■ **PROBLEM TO WORK ON**
The line holding "plt.rcParams['font.family'] = ['Liberation" is the last one to output; start at the first line of the data, keep every line in between exactly, and leave out pictures.

☆ ☆ ☆ ☆ ☆

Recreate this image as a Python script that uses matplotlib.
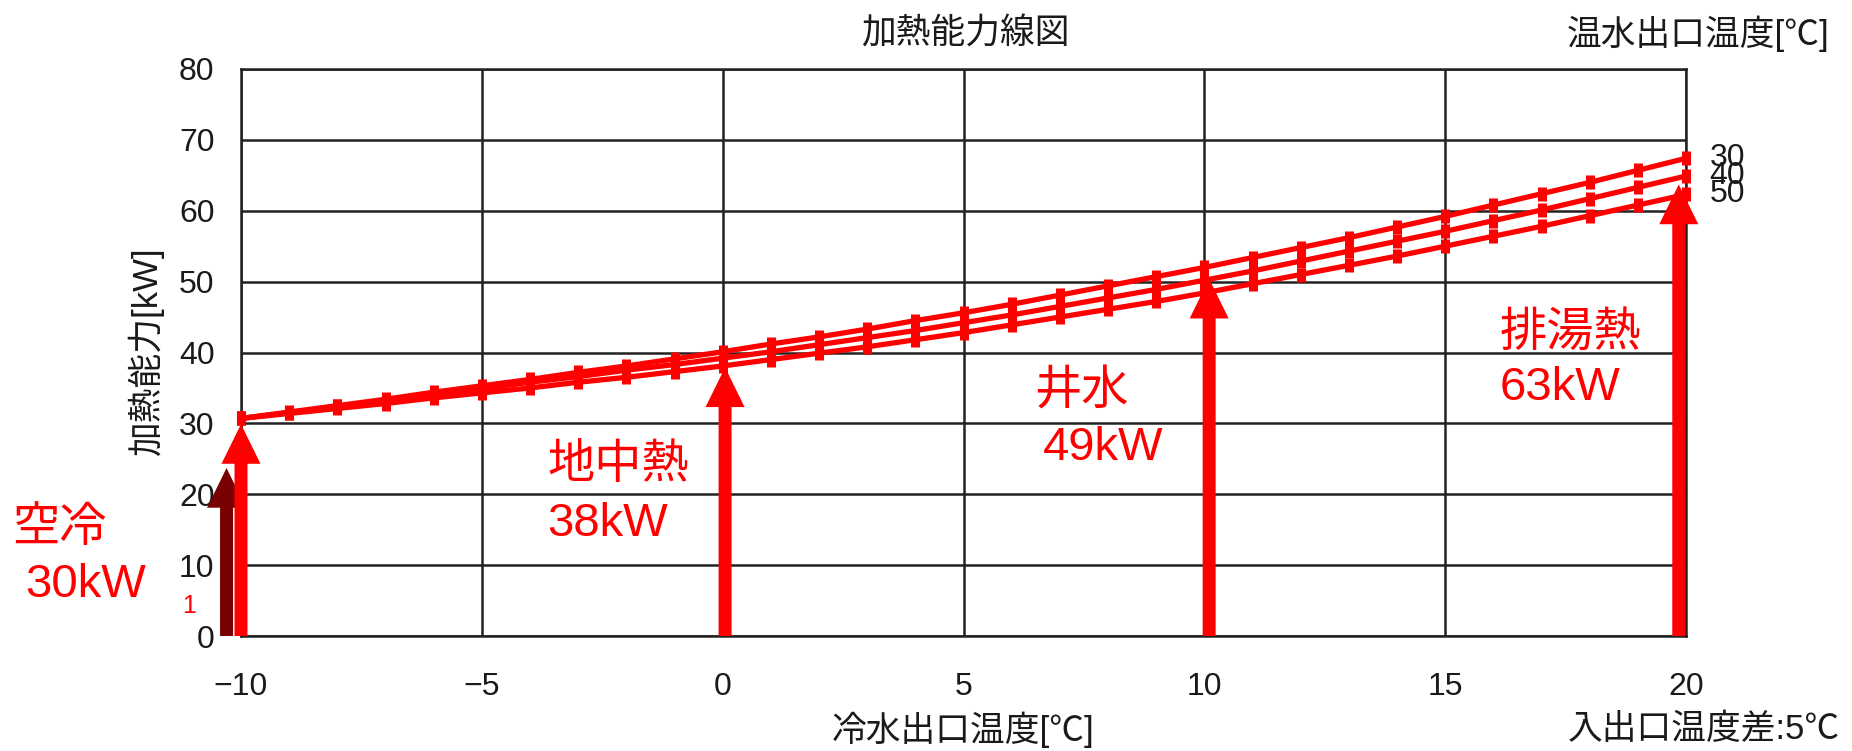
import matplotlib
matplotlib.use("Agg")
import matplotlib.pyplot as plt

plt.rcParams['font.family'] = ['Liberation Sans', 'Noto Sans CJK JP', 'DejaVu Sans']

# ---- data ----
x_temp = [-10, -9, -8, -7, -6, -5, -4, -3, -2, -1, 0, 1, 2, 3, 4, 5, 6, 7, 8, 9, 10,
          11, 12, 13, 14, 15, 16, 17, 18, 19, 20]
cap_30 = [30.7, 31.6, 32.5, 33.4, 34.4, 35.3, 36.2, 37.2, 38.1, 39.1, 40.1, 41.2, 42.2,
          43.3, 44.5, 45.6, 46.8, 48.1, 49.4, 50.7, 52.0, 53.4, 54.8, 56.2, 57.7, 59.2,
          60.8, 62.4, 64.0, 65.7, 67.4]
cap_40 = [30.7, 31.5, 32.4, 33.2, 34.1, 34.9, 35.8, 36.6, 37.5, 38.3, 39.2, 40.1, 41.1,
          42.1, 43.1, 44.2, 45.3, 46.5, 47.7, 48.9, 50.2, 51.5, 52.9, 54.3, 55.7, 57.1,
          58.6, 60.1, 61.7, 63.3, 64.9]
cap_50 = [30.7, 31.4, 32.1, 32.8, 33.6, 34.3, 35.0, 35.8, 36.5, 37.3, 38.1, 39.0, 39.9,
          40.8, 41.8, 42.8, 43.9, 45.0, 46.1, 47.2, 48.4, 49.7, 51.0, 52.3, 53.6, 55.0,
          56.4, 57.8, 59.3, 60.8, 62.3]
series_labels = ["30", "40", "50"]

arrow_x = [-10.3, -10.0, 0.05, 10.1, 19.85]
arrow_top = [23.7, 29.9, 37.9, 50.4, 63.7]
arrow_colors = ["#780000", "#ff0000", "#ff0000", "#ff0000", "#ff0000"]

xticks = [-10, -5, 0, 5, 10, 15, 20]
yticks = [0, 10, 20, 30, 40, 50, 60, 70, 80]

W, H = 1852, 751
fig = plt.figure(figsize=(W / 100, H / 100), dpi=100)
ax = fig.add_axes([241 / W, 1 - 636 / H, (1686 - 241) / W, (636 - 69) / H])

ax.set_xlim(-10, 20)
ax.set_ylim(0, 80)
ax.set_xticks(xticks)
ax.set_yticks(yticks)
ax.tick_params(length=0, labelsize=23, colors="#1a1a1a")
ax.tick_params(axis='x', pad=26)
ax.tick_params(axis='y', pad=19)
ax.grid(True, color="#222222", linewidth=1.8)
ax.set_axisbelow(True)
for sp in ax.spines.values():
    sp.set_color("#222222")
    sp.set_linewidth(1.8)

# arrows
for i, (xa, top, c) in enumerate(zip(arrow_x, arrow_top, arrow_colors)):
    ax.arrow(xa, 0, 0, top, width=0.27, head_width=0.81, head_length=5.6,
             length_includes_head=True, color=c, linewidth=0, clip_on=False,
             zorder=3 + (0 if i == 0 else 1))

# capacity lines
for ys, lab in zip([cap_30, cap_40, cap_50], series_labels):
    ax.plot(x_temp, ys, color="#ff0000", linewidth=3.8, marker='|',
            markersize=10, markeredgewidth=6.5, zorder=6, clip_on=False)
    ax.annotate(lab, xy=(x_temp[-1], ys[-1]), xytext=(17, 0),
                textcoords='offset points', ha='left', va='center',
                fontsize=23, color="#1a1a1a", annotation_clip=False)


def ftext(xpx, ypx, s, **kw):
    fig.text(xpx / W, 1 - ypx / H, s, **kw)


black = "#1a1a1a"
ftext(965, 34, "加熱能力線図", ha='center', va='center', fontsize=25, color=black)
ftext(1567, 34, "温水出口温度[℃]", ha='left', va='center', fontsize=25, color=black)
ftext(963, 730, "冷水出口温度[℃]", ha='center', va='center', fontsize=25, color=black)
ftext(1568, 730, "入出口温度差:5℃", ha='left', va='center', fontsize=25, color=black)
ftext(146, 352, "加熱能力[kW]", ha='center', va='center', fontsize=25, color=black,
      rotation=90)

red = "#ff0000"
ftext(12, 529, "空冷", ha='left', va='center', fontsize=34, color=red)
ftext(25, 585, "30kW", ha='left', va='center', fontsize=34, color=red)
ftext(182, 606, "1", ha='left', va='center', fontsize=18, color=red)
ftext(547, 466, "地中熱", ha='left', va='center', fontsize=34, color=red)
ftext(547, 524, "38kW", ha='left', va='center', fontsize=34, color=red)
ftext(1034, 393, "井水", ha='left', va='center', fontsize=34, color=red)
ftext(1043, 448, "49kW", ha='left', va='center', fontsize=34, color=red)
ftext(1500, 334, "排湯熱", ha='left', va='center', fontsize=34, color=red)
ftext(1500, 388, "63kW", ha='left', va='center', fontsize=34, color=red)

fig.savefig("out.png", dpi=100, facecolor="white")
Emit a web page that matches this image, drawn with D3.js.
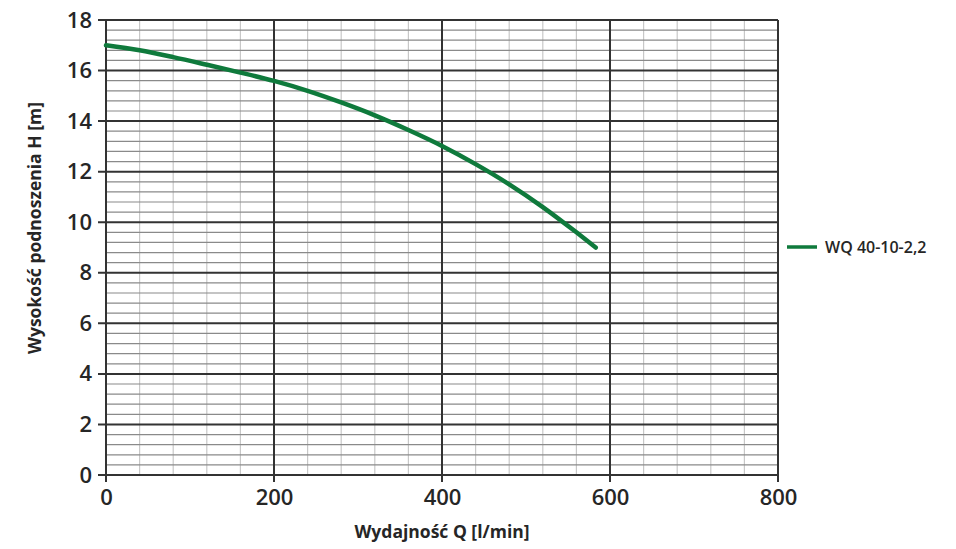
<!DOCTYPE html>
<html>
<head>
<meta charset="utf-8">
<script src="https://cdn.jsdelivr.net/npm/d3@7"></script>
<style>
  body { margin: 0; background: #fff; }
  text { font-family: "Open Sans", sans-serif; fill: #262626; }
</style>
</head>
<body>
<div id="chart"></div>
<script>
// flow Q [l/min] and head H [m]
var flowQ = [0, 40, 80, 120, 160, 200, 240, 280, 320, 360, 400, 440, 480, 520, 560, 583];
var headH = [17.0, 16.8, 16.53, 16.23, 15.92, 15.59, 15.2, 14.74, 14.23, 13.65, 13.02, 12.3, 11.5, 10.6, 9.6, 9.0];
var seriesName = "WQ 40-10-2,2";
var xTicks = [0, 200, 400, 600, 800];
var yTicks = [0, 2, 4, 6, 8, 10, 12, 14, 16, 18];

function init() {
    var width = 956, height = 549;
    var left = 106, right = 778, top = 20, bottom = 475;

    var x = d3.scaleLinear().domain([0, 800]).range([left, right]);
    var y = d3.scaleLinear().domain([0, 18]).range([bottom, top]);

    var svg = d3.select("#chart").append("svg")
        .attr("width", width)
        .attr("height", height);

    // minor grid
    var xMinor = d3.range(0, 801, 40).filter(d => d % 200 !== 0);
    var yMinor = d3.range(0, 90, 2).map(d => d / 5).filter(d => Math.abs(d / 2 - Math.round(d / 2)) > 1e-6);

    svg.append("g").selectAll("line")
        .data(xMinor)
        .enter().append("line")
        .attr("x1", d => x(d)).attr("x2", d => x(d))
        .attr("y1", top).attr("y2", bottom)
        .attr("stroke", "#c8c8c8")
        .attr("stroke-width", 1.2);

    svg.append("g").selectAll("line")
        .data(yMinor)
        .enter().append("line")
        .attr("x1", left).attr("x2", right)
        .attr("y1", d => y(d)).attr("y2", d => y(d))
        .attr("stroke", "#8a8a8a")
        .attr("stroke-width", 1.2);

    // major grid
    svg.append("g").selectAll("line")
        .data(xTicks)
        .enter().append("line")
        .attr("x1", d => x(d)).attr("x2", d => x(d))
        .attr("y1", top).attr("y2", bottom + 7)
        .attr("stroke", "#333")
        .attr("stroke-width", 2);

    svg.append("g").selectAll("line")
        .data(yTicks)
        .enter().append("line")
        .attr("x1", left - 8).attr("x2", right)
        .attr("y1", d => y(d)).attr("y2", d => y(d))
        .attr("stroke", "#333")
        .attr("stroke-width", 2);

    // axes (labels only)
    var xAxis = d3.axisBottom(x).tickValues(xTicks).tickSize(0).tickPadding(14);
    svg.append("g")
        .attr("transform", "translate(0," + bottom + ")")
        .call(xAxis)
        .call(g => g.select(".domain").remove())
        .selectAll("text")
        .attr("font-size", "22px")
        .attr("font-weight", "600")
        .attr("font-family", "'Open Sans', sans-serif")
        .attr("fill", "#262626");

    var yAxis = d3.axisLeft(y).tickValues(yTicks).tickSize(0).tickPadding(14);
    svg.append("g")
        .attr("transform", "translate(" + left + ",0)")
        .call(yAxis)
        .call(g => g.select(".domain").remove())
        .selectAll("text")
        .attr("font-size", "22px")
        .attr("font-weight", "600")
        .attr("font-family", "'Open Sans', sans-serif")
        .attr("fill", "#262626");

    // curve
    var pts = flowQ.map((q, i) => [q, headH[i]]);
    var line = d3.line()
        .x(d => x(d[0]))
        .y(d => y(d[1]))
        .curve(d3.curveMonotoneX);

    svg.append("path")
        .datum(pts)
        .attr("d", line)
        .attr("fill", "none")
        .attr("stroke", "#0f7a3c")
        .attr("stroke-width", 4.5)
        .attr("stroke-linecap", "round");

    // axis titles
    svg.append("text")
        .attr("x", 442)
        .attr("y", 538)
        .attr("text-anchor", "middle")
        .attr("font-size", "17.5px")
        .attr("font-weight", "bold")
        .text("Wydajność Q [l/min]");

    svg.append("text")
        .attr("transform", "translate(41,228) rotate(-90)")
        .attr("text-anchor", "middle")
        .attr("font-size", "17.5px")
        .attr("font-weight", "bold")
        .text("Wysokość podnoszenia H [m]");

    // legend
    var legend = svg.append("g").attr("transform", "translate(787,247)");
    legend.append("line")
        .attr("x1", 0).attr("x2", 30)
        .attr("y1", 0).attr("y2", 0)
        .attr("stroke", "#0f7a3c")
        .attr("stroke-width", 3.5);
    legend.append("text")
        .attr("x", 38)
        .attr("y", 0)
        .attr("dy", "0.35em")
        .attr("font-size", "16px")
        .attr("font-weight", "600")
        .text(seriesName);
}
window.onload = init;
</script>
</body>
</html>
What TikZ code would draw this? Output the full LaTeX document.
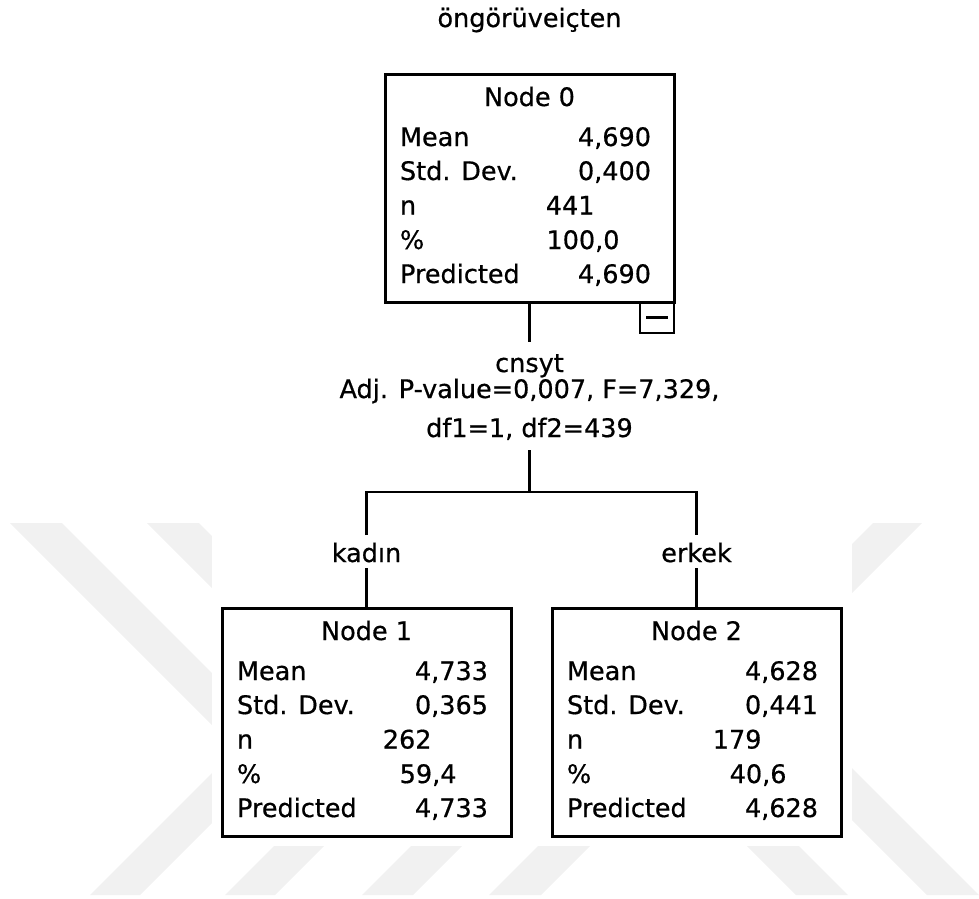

☆ ☆ ☆ ☆ ☆

■ **PROBLEM SOLUTION**
Recreate this image as a Python script that uses matplotlib.
import matplotlib
matplotlib.use("Agg")
import matplotlib.pyplot as plt

plt.rcParams['font.family'] = ['Liberation Sans', 'Noto Sans CJK JP', 'DejaVu Sans']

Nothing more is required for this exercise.